Sierra Leonean visual artist (born 1927)

"Olayinka" Miranda Burney-Nicol was a multidisciplinary visual artist who worked primarily as a painter and printmaker. She was born in 1927 in Freetown, Sierra Leone. Throughout her life, she studied internationally at various art schools in New York and various European countries. Upon return to Sierra Leone, she worked for the government as the lead artist of the Sierra Leone Ministry of Education. During this time in 1958 she created many murals for the government. She is considered a pioneer of modern art in Sierra Leone.

== Art ==
Her art blends influences from her upbringing as a Krio Sierra Leonean with that of her exposure to art across America, Europe, and Asia. References are made to the indigenous Sierra Leonean culture which differed from her own identity.

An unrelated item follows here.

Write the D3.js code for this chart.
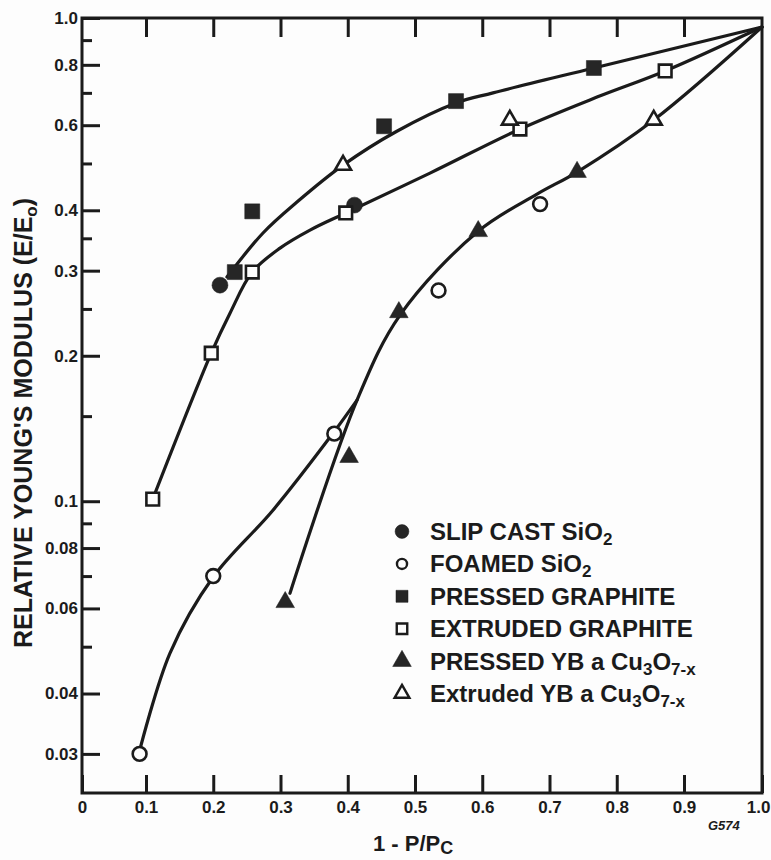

The subject matter of her paintings, prints, and carvings revolve around the culture of Freetown, Sierra Leone during the post-colonial period in which she was raised. Her work often features women, masquerade, and religious references.

Some of her pieces currently reside at the Hampton Harmon Foundation Modern African Art Collection and other museums around the world.